++++ SUPPLIED INFORMATION
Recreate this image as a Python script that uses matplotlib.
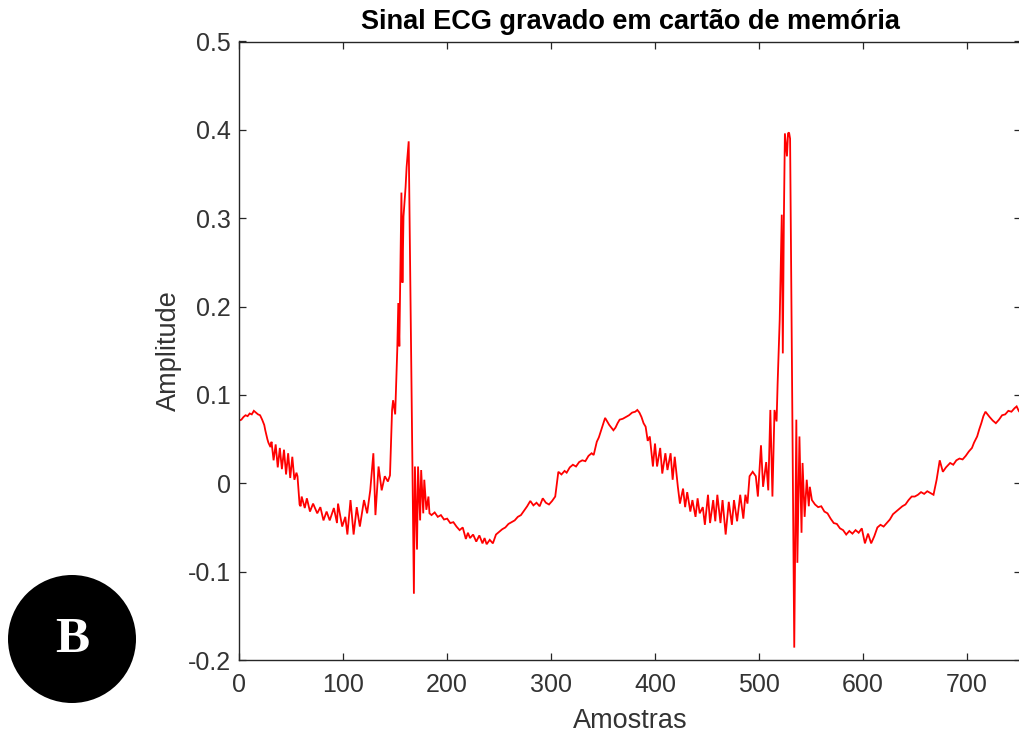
import matplotlib
matplotlib.use("Agg")
import matplotlib.pyplot as plt
from matplotlib.patches import Ellipse
import numpy as np

plt.rcParams['font.family'] = ['Liberation Sans', 'DejaVu Sans']
plt.rcParams['axes.unicode_minus'] = False

# ---- data (sample index, amplitude) ----
samples_a = [0, 2, 4, 6, 8, 10, 12, 14, 16, 18, 20, 22, 24, 25, 27, 28, 30]
values_a = [0.071, 0.072, 0.075, 0.077, 0.076, 0.079, 0.078, 0.082, 0.080, 0.078,
            0.077, 0.072, 0.066, 0.060, 0.050, 0.046, 0.041]

samples_b = [31, 33, 35, 37, 39, 41, 43, 45, 47, 49, 51, 53, 55, 56]
values_b = [0.047, 0.026, 0.044, 0.018, 0.040, 0.016, 0.038, 0.010, 0.034, 0.006,
            0.030, 0.004, 0.012, 0.008]

samples_c = [58, 59, 60, 63, 65, 68, 71, 75, 78, 81, 84, 87, 91, 94, 95, 99, 102,
             104, 107, 110, 113, 116, 120, 123, 126, 129, 131, 134, 137, 140, 143, 145]
values_c = [-0.024, -0.026, -0.015, -0.028, -0.017, -0.032, -0.023, -0.034, -0.027,
            -0.042, -0.032, -0.042, -0.028, -0.045, -0.023, -0.049, -0.038, -0.058,
            -0.019, -0.058, -0.027, -0.049, -0.019, -0.034, -0.008, 0.034, -0.036,
            0.019, -0.008, 0.008, 0.002, 0.009]

samples_qrs1 = [147, 148, 150, 152, 153, 154, 156, 157, 158, 160, 161, 163, 168, 169,
                171, 172, 174, 175, 177, 178, 180, 182, 183, 185]
values_qrs1 = [0.083, 0.094, 0.078, 0.151, 0.204, 0.155, 0.329, 0.227, 0.302, 0.335,
               0.358, 0.387, -0.125, 0.019, -0.075, 0.019, -0.042, 0.015, -0.034,
               0.004, -0.030, -0.015, -0.034, -0.036]

samples_e = [188, 191, 194, 197, 200, 203, 206, 209, 212, 215, 218, 220, 222, 225,
             228, 231, 234, 236, 238, 241, 244, 247, 250, 253, 256, 259, 262, 265,
             268, 271, 274, 277, 280, 283, 286, 289, 292, 295, 298, 301, 304, 307]
values_e = [-0.033, -0.038, -0.036, -0.041, -0.040, -0.045, -0.044, -0.049, -0.053,
            -0.050, -0.063, -0.056, -0.062, -0.058, -0.066, -0.059, -0.068, -0.062,
            -0.069, -0.064, -0.068, -0.058, -0.055, -0.052, -0.050, -0.046, -0.044,
            -0.042, -0.038, -0.036, -0.031, -0.026, -0.020, -0.025, -0.022, -0.026,
            -0.017, -0.022, -0.024, -0.020, -0.015, 0.013]

samples_t = [310, 313, 315, 318, 321, 324, 327, 330, 333, 336, 339, 341, 344, 346,
             349, 352, 354, 356, 358, 360, 362, 364, 366, 369, 372, 375, 378, 381,
             383, 385, 387, 389, 391, 393]
values_t = [0.010, 0.014, 0.012, 0.018, 0.021, 0.019, 0.024, 0.026, 0.025, 0.031,
            0.034, 0.032, 0.047, 0.052, 0.063, 0.074, 0.070, 0.066, 0.063, 0.060,
            0.063, 0.068, 0.072, 0.073, 0.075, 0.077, 0.080, 0.081, 0.083, 0.080,
            0.075, 0.068, 0.064, 0.048]

samples_g = [395, 398, 400, 402, 405, 407, 410, 412, 415, 417, 419, 422, 424, 427,
             429, 431, 434, 436, 439, 441, 443, 446, 448, 451, 453, 456, 458, 460,
             463, 465, 468, 471, 474, 476, 479, 482, 485, 487, 489, 491, 494, 497,
             499, 502, 504, 507, 509, 511, 513, 515, 517]
values_g = [0.053, 0.019, 0.045, 0.019, 0.040, 0.011, 0.034, 0.015, 0.034, 0.004,
            0.030, -0.004, -0.023, -0.006, -0.027, -0.010, -0.032, -0.019, -0.038,
            -0.017, -0.034, -0.027, -0.047, -0.013, -0.045, -0.019, -0.043, -0.013,
            -0.045, -0.019, -0.058, -0.021, -0.047, -0.019, -0.043, -0.013, -0.040,
            -0.013, -0.023, 0.008, 0.013, 0.008, -0.015, 0.043, -0.004, 0.024,
            -0.008, 0.083, -0.015, 0.083, 0.070]

samples_qrs2 = [518, 520, 522, 523, 524, 525, 527, 528, 529, 530, 534, 536, 537, 539,
                541, 542, 544, 546, 548, 549, 551, 554]
values_qrs2 = [0.113, 0.185, 0.304, 0.147, 0.298, 0.396, 0.370, 0.396, 0.397, 0.390,
               -0.186, 0.072, -0.090, 0.053, -0.056, 0.023, -0.038, 0.004, -0.026,
               -0.004, -0.019, -0.024]

samples_h = [557, 560, 563, 566, 569, 572, 575, 578, 581, 584, 587, 590, 593, 596,
             599, 602, 605, 608, 611, 614, 617, 620, 623, 626, 629, 632, 635, 638,
             641, 644, 647, 650, 653, 656, 659, 662, 665, 668, 671, 674, 677, 680,
             684, 687, 690, 693, 696, 699, 702, 705, 707, 710, 712, 714, 716, 718,
             720, 722, 725, 728, 731, 734, 737, 740, 743, 746, 748, 750, 752]
values_h = [-0.027, -0.026, -0.032, -0.034, -0.040, -0.045, -0.046, -0.051, -0.053,
            -0.058, -0.054, -0.057, -0.053, -0.056, -0.051, -0.068, -0.057, -0.068,
            -0.060, -0.050, -0.047, -0.049, -0.045, -0.041, -0.035, -0.032, -0.029,
            -0.026, -0.024, -0.019, -0.015, -0.015, -0.013, -0.010, -0.012, -0.009,
            -0.011, -0.013, 0.004, 0.026, 0.013, 0.018, 0.023, 0.021, 0.026, 0.028,
            0.027, 0.031, 0.036, 0.040, 0.046, 0.053, 0.061, 0.068, 0.076, 0.081,
            0.078, 0.075, 0.071, 0.068, 0.072, 0.077, 0.078, 0.082, 0.081, 0.085,
            0.087, 0.082, 0.079]

x_ticks = [0, 100, 200, 300, 400, 500, 600, 700]
y_ticks = [-0.2, -0.1, 0, 0.1, 0.2, 0.3, 0.4, 0.5]
y_tick_labels = ['-0.2', '-0.1', '0', '0.1', '0.2', '0.3', '0.4', '0.5']

title_text = 'Sinal ECG gravado em cartão de memória'
x_label = 'Amostras'
y_label = 'Amplitude'
panel_letter = 'B'

# ---- assemble ----
samples = (samples_a + samples_b + samples_c + samples_qrs1 + samples_e + samples_t
           + samples_g + samples_qrs2 + samples_h)
values = (values_a + values_b + values_c + values_qrs1 + values_e + values_t
          + values_g + values_qrs2 + values_h)

W, H = 1019, 738
fig = plt.figure(figsize=(W / 100, H / 100), dpi=100)
fig.patch.set_facecolor('white')

ax_left, ax_right, ax_top, ax_bottom = 239.3, 1020.8, 41.5, 660.0
ax = fig.add_axes([ax_left / W, 1 - ax_bottom / H,
                   (ax_right - ax_left) / W, (ax_bottom - ax_top) / H])

ax.plot(samples, values, color='#ff0000', linewidth=1.3, solid_joinstyle='miter')

ax.set_xlim(0, 752)
ax.set_ylim(-0.2, 0.5)
ax.set_xticks(x_ticks)
ax.set_yticks(y_ticks)
ax.set_yticklabels(y_tick_labels)

axcol = '#262626'
for s in ax.spines.values():
    s.set_color(axcol)
    s.set_linewidth(1.0)
ax.tick_params(direction='in', length=5, width=0.9, color=axcol,
               labelcolor='#333333', labelsize=18, top=True, right=True)
ax.tick_params(axis='x', pad=9)
ax.tick_params(axis='y', pad=6)

ax.set_title(title_text, fontsize=19.5, fontweight='bold', color='#000000', pad=9)
ax.set_xlabel(x_label, fontsize=19.5, color='#333333', labelpad=8)
ax.set_ylabel(y_label, fontsize=19.5, color='#333333', labelpad=4)

# panel badge
cx, cy, r = 72, 639, 64
fig.add_artist(Ellipse((cx / W, 1 - cy / H), 2 * r / W, 2 * r / H,
                       transform=fig.transFigure, facecolor='black',
                       edgecolor='none'))
fig.text(cx / W, 1 - (cy + 1) / H, panel_letter, color='white', fontsize=37,
         fontweight='bold', family=['Liberation Serif', 'DejaVu Serif'],
         ha='center', va='center')

fig.savefig('out.png', dpi=100)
++++++++
=== EXERCISE REQUIREMENTS ===
Every line from the top of the material above through the line with "plt.rcParams['axes.unicode_minus'] = False" should be duplicated exactly, please; leave out the pictures.

=== RESULT OF THIS TASK ===
Recreate this image as a Python script that uses matplotlib.
import matplotlib
matplotlib.use("Agg")
import matplotlib.pyplot as plt
from matplotlib.patches import Ellipse
import numpy as np

plt.rcParams['font.family'] = ['Liberation Sans', 'DejaVu Sans']
plt.rcParams['axes.unicode_minus'] = False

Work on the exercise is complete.